A INQUISIÇÃO: O ROSTO DO PODER E O SANGUE DOS SANTOS

No entanto, enquanto uns veneravam outros executavam com crueldade em nome da mesma fé. Sobre essa fase terrível, o livro “O Grande Conflito” descreve: “No século XIII foi estabelecido o mais terrível de todos os estratagemas do papado – a Inquisição. O príncipe das trevas trabalhava com os dirigentes da hierarquia papal. […] ‘A grande Babilônia’ estava embriagada do sangue dos santos.”

Estima-se que mais de 50 milhões de cristãos fiéis tenham sido mortos por recusarem-se a se submeter ao domínio espiritual e político de Roma. Seus gritos de fé ecoam através dos séculos, clamando justiça diante de Deus.

A PROFECIA SE CUMPRE

A Bíblia já havia revelado o caráter dessa instituição perseguidora. O apóstolo João, em visão profética, viu a “grande prostituta” assentada sobre muitas águas — símbolo da igreja apóstata unida ao poder político:
“A mulher estava vestida de púrpura e de escarlata […] e vi que estava embriagada do sangue dos santos e das testemunhas de Jesus” (Apocalipse 17:4-6).

Nas Escrituras, a mulher pura representa a Igreja fiel a Cristo, enquanto a mulher corrupta simboliza a igreja que se prostituiu com os reis da Terra, unindo fé e poder para perseguir os que permanecem fiéis à Palavra (Efésios 5:22-32; Ezequiel 16).

A Inquisição foi o cumprimento histórico dessa profecia: um poder religioso que, em nome de Deus, perseguiu os verdadeiros servos de Cristo.

O estudo da Inquisição no Brasil e no mundo é mais do que uma lição de história — é um espelho da alma humana.
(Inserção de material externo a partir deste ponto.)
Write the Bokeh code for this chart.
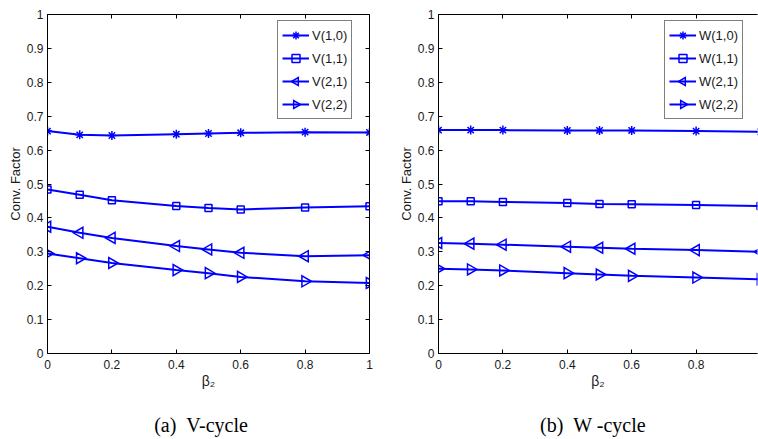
import math
from bokeh.plotting import figure
from bokeh.layouts import row
from bokeh.models import (Range1d, LinearAxis, FixedTicker, CustomJSTickFormatter,
                          Legend, LegendItem, ColumnDataSource,
                          CustomLabelingPolicy, CustomJS, Scatter)
from bokeh.embed import file_html
from bokeh.resources import INLINE

# ---------------- data ----------------
beta2 = [0, 0.1, 0.2, 0.4, 0.5, 0.6, 0.8, 1.0]

v_labels = ["V(1,0)", "V(1,1)", "V(2,1)", "V(2,2)"]
v10 = [0.656, 0.645, 0.643, 0.647, 0.649, 0.651, 0.653, 0.652]
v11 = [0.484, 0.468, 0.452, 0.435, 0.429, 0.425, 0.431, 0.434]
v21 = [0.374, 0.356, 0.341, 0.317, 0.307, 0.297, 0.287, 0.290]
v22 = [0.295, 0.281, 0.267, 0.246, 0.237, 0.226, 0.213, 0.208]

w_labels = ["W(1,0)", "W(1,1)", "W(2,1)", "W(2,2)"]
w10 = [0.659, 0.659, 0.659, 0.658, 0.658, 0.658, 0.656, 0.654]
w11 = [0.449, 0.449, 0.447, 0.444, 0.441, 0.440, 0.438, 0.435]
w21 = [0.326, 0.324, 0.321, 0.315, 0.312, 0.309, 0.305, 0.300]
w22 = [0.250, 0.248, 0.245, 0.237, 0.233, 0.229, 0.224, 0.219]

x_ticks = [0, 0.2, 0.4, 0.6, 0.8, 1.0]
y_ticks = [0, 0.1, 0.2, 0.3, 0.4, 0.5, 0.6, 0.7, 0.8, 0.9, 1.0]

NB = "\u00a0"
captions = ["(a)" + NB * 2 + "V-cycle" + NB * 3, "(b)" + NB * 2 + "W -cycle" + NB * 2]
y_label = "Conv. Factor"
x_label = "\u03b2\u2082"

BLUE = "#0000ff"
SANS = "Liberation Sans"
SERIF = "Liberation Serif"
TXT = "#1a1a1a"

# custom side-pointing triangles (drawn centred on the marker position)
TRI_JS = """
const d = cb_data;
if (!d || !d.ctx) return;
const ctx = d.ctx, r = d.r;
const h = r * Math.sqrt(3), a = h / 3;
const s = %s;
ctx.beginPath();
ctx.moveTo(s * a, -r);
ctx.lineTo(s * a, r);
ctx.lineTo(s * (a - h), 0);
ctx.closePath();
ctx.lineWidth = 1.5;
ctx.strokeStyle = "#0000ff";
ctx.stroke();
"""

HAS_DEFS = "defs" in Scatter.properties()

markers = [
    dict(marker="asterisk", angle=0.0, size=9),
    dict(marker="square", angle=0.0, size=7),
    dict(marker="triangle", angle=math.pi / 2, size=11, custom="@tri_left", sign="1"),
    dict(marker="triangle", angle=-math.pi / 2, size=11, custom="@tri_right", sign="-1"),
]

fmt = CustomJSTickFormatter(code="return String(Number(tick.toFixed(2)));")
blank_fmt = CustomJSTickFormatter(code="return '';")
no_labels = CustomLabelingPolicy(code="return new Set()")


def style_axis(ax, show_labels=True):
    ax.axis_line_color = "black"
    ax.axis_line_width = 1
    ax.major_tick_in = 4
    ax.major_tick_out = 0
    ax.minor_tick_line_color = None
    ax.major_tick_line_color = "black"
    ax.major_label_text_font = SANS
    ax.major_label_text_color = TXT
    ax.major_label_text_font_size = "12px"
    if not show_labels:
        ax.formatter = blank_fmt
        ax.major_label_policy = no_labels
        ax.major_label_standoff = 0
        ax.major_label_text_font_size = "1px"


def add_series(p, ys, m):
    src = ColumnDataSource(dict(x=beta2, y=ys, ang=[m["angle"]] * len(beta2)))
    ln = p.line("x", "y", source=src, line_color=BLUE, line_width=2)
    sc = None
    if HAS_DEFS and "custom" in m:
        try:
            sc = p.scatter("x", "y", source=src, marker=m["custom"],
                           defs={m["custom"]: CustomJS(code=TRI_JS % m["sign"])},
                           size=m["size"], line_color=BLUE, line_width=1.5,
                           fill_color=None)
        except Exception:
            sc = None
    if sc is None:
        sc = p.scatter("x", "y", source=src, marker=m["marker"], angle="ang",
                       size=m["size"], line_color=BLUE, line_width=1.5,
                       fill_color=None)
    return ln, sc


def make_panel(series, labels, caption, x_end, left_border, right_border,
               legend_loc, draw_right_axis):
    p = figure(width=379, height=439,
               x_range=Range1d(0, x_end), y_range=Range1d(0, 1),
               output_backend="svg", toolbar_location=None,
               x_axis_type=None, y_axis_type=None,
               min_border_left=left_border, min_border_right=right_border,
               min_border_top=14, min_border_bottom=86)
    p.outline_line_color = None
    p.background_fill_color = "white"
    p.border_fill_color = "white"

    xb = LinearAxis(ticker=FixedTicker(ticks=x_ticks), formatter=fmt)
    style_axis(xb)
    xb.major_label_standoff = 6
    xb.axis_label = x_label
    xb.axis_label_text_font = SANS
    xb.axis_label_text_font_size = "14px"
    xb.axis_label_text_font_style = "normal"
    xb.axis_label_text_color = TXT
    xb.axis_label_standoff = 1
    p.add_layout(xb, "below")

    # invisible axis that only carries the sub-figure caption
    cap = LinearAxis(ticker=FixedTicker(ticks=x_ticks))
    style_axis(cap, show_labels=False)
    cap.axis_line_color = None
    cap.major_tick_line_color = None
    cap.axis_label = caption
    cap.axis_label_text_font = SERIF
    cap.axis_label_text_font_size = "20px"
    cap.axis_label_text_font_style = "normal"
    cap.axis_label_text_color = "black"
    cap.axis_label_standoff = 22
    p.add_layout(cap, "below")

    yl = LinearAxis(ticker=FixedTicker(ticks=y_ticks), formatter=fmt)
    style_axis(yl)
    yl.major_label_standoff = 4
    yl.axis_label = y_label
    yl.axis_label_text_font = SANS
    yl.axis_label_text_font_size = "13px"
    yl.axis_label_text_font_style = "normal"
    yl.axis_label_text_color = TXT
    yl.axis_label_standoff = 1
    p.add_layout(yl, "left")

    xt = LinearAxis(ticker=FixedTicker(ticks=x_ticks))
    style_axis(xt, show_labels=False)
    p.add_layout(xt, "above")

    if draw_right_axis:
        yr = LinearAxis(ticker=FixedTicker(ticks=y_ticks))
        style_axis(yr, show_labels=False)
        p.add_layout(yr, "right")

    items = []
    for ys, lab, m in zip(series, labels, markers):
        ln, sc = add_series(p, ys, m)
        items.append(LegendItem(label=lab, renderers=[ln, sc]))

    leg = Legend(items=items, location=legend_loc)
    leg.label_text_font = SANS
    leg.label_text_font_size = "13px"
    leg.label_text_color = TXT
    leg.glyph_width = 27
    leg.glyph_height = 20
    leg.label_height = 20
    leg.spacing = 3
    leg.padding = 4
    leg.label_standoff = 3
    leg.border_line_color = "black"
    leg.border_line_width = 1
    leg.background_fill_color = "white"
    leg.background_fill_alpha = 1.0
    p.add_layout(leg, "center")
    return p


p1 = make_panel([v10, v11, v21, v22], v_labels, captions[0], 1.0, 47, 10,
                (230, 234), True)
p2 = make_panel([w10, w11, w21, w22], w_labels, captions[1], 0.9907, 59, 1,
                (226, 234), False)

layout = row(p1, p2)
open("out.html", "w").write(file_html(layout, INLINE))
Mostra o que acontece quando a fé é usada como instrumento de dominação e quando a religião se afasta do amor, da misericórdia e da verdade.

Ao mesmo tempo, episódios como o da santa que hoje é a padroeira e venerada no Brasil, mesmo em meio à opressão e à ignorância, milhões ainda veneram uma imagem proibida na Bíblia.

A Inquisição pode ter queimado corpos, mas não conseguiu apagar a chama da fé verdadeira. A mesma fé que resistiu às fogueiras, às correntes e à intolerância — e que continua a iluminar os que buscam, em Cristo, a liberdade e a verdade. “E conhecereis a verdade, e a verdade vos libertará.” (João 8:32) (Foto: Divulgação).